Stated exercise:
Lift out all lines below that contain "this".

start

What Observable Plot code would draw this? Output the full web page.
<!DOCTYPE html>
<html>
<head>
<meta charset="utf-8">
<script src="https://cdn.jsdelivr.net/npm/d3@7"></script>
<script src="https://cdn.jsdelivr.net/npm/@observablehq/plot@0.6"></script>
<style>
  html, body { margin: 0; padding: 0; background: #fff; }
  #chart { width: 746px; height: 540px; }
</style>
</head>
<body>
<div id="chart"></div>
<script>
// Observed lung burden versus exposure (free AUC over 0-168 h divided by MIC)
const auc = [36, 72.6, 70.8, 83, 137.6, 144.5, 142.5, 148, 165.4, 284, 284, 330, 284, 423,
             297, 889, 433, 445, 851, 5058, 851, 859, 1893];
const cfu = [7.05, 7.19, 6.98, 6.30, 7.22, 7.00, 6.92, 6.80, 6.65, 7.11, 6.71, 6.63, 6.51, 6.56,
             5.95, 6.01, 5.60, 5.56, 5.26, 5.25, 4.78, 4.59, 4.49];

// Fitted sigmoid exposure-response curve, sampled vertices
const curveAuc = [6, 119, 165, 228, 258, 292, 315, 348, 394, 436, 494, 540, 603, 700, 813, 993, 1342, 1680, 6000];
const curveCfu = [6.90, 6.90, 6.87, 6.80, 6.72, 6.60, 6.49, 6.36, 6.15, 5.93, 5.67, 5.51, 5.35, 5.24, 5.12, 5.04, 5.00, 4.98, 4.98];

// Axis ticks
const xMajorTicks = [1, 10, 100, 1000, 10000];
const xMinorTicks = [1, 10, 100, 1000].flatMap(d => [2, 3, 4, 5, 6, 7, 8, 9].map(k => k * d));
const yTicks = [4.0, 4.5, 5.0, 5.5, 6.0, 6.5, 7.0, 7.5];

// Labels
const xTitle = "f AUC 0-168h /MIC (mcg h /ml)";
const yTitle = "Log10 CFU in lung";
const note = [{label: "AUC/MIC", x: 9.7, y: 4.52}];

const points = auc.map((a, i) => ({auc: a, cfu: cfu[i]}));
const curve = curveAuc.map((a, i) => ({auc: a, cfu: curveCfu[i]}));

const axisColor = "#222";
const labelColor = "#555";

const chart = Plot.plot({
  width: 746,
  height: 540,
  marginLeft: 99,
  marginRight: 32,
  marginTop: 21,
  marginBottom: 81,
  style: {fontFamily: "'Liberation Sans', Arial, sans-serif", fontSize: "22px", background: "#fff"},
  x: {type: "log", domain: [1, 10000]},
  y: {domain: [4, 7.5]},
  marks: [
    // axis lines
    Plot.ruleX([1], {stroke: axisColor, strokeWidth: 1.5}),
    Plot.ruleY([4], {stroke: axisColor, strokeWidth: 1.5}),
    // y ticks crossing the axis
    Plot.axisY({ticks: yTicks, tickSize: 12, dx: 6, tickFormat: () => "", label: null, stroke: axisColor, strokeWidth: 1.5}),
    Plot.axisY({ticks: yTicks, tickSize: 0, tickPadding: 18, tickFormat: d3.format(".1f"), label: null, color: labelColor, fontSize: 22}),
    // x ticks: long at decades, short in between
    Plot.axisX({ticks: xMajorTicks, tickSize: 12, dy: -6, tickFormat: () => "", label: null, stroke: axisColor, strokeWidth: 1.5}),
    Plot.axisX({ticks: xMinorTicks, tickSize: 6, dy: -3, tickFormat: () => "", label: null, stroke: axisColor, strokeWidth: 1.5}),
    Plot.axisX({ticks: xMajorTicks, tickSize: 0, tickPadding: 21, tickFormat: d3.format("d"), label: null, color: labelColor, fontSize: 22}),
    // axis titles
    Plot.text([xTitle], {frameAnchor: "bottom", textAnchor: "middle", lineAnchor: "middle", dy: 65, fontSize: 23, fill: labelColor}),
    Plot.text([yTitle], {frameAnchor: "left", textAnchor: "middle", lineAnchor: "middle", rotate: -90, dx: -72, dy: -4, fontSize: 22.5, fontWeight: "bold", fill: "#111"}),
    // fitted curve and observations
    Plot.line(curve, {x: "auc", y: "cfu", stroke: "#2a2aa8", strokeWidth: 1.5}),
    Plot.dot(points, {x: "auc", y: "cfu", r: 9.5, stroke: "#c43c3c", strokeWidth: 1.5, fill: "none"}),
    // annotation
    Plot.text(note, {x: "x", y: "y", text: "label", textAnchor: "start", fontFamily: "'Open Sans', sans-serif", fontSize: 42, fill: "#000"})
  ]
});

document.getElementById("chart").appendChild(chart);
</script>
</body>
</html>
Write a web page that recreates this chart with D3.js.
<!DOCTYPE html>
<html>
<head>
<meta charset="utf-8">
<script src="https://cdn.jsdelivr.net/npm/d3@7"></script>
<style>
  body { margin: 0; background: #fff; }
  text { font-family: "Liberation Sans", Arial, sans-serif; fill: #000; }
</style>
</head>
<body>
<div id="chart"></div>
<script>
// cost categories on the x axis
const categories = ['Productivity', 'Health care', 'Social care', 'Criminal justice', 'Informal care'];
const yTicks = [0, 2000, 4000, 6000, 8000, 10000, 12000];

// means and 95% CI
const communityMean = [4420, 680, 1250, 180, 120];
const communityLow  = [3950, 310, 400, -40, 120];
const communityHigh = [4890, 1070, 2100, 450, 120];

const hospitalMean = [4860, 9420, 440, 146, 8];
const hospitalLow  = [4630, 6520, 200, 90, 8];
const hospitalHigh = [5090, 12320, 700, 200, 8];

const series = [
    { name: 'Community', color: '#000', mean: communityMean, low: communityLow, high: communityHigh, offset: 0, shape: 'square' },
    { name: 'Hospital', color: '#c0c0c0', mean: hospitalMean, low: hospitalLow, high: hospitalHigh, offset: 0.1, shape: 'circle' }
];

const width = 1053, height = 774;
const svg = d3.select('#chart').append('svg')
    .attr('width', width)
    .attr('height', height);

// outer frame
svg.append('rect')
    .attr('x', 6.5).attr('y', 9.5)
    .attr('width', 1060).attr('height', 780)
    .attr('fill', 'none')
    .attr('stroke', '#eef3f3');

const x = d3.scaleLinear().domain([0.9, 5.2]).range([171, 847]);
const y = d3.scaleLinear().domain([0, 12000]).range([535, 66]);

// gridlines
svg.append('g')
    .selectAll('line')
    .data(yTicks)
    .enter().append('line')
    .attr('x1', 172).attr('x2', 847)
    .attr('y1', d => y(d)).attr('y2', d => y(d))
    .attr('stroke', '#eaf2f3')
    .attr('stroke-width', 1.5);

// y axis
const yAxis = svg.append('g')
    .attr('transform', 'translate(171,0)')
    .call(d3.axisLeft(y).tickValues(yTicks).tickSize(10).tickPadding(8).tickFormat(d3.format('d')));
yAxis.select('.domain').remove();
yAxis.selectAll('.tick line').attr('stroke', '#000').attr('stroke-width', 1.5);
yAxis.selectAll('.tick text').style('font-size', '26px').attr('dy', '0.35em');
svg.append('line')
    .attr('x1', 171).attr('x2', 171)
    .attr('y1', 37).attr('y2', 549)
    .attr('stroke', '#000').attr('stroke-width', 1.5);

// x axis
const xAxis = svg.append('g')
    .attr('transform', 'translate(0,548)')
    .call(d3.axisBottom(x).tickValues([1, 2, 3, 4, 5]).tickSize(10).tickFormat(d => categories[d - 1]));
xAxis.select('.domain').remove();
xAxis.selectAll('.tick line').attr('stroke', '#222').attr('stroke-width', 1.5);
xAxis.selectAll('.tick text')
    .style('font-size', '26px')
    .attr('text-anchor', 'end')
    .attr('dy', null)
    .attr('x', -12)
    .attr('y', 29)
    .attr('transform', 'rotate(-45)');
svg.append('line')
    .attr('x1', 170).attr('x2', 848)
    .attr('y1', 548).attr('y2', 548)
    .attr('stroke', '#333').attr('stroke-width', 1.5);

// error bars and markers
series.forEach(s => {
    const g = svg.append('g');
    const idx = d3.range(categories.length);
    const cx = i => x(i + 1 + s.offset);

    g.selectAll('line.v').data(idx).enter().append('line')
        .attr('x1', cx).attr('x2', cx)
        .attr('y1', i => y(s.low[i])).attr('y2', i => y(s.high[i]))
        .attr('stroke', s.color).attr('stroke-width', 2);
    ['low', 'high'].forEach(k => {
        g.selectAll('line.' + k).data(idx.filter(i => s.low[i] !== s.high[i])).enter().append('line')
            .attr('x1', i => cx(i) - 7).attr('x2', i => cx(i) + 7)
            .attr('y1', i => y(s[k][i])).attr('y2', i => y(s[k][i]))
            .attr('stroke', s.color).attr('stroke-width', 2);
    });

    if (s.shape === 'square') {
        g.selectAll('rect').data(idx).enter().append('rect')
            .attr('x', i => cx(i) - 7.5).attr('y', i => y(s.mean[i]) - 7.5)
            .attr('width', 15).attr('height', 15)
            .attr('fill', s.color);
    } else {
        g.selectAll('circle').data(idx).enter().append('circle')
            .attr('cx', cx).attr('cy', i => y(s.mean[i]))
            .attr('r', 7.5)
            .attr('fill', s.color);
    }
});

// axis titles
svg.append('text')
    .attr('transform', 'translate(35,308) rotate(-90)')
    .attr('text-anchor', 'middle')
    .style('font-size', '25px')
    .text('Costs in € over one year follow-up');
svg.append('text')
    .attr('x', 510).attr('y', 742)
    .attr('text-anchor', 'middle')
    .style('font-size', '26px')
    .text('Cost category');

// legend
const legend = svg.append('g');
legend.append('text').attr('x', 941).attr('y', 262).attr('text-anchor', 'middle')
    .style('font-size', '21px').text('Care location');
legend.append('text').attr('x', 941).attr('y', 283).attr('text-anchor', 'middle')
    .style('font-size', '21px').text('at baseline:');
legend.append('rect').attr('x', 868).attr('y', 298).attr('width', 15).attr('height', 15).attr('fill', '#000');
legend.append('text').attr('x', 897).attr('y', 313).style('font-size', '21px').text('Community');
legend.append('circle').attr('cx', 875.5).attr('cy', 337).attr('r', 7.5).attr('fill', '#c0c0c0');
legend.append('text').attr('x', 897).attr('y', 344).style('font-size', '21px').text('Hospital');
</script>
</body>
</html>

end

Completed task:
What Observable Plot code would draw this? Output the full web page.
Write a web page that recreates this chart with D3.js.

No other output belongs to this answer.